À la fin de la guerre, le Museum of Modern Art lui consacre une large retrospective et lui rend un touchant hommage.
À partir de ce moment, Chagall explore les lithographies, les sculptures, le verrerie, les tapisseries et même les costumes. Chagall aura été un peintre immense mettant toujours au défi ce qui devrait être souligné en peinture.
Marc Chagall est revenu dans l'actualité deux fois cette semaine. Une fois ici, et une autre fois, aux États-Unis. Dans des parfums de scandale et de crime.
Le Musée des Beaux-Arts du Canada veut vendre un tableau de Chagall (entre 8 et 10 millions) afin de mettre la main sur un tableau de Jacques-Louis David, d'une aussi grande valeur. Mais le Musée des Beaux-Arts de Montréal et le Musée de la Civilisation de Québec voudrait plutôt que la toile reste au Québec, et non qu'elle soit vendue aux enchères au plus offrant, chez Christie's.

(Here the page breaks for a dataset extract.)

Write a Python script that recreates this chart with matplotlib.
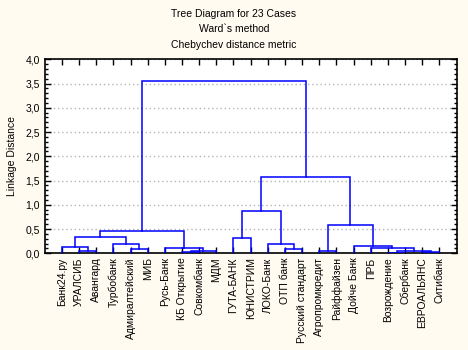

Ça fait controverse.
Puis, volée il y a plus de 30 ans à New York, on a retrouvé, dans une boîte de grenier du Maryland, une de ses oeuvres de 1911. Le voleur était un ouvrier qui avait volé la toile dans une résidence privée en 1988, et avait confié la toile à quelqu'un qui croyait pouvoir la vendre à fort prix. Ce qui ne se fît jamais. Le Chagall est resté caché dans un grenier dans une boîte faussement identifiée "School stuff". En tentant une dernière fois de vendre la toile à un galeriste de Washington l'an dernier, celui-ci a prévenu la police qui a retrouvé le butin.
Le receleur ne sera pas poursuivi, le voleur est déjà en prison pour d'autre crimes du même genre.
Il y restera peut-être plus longtemps.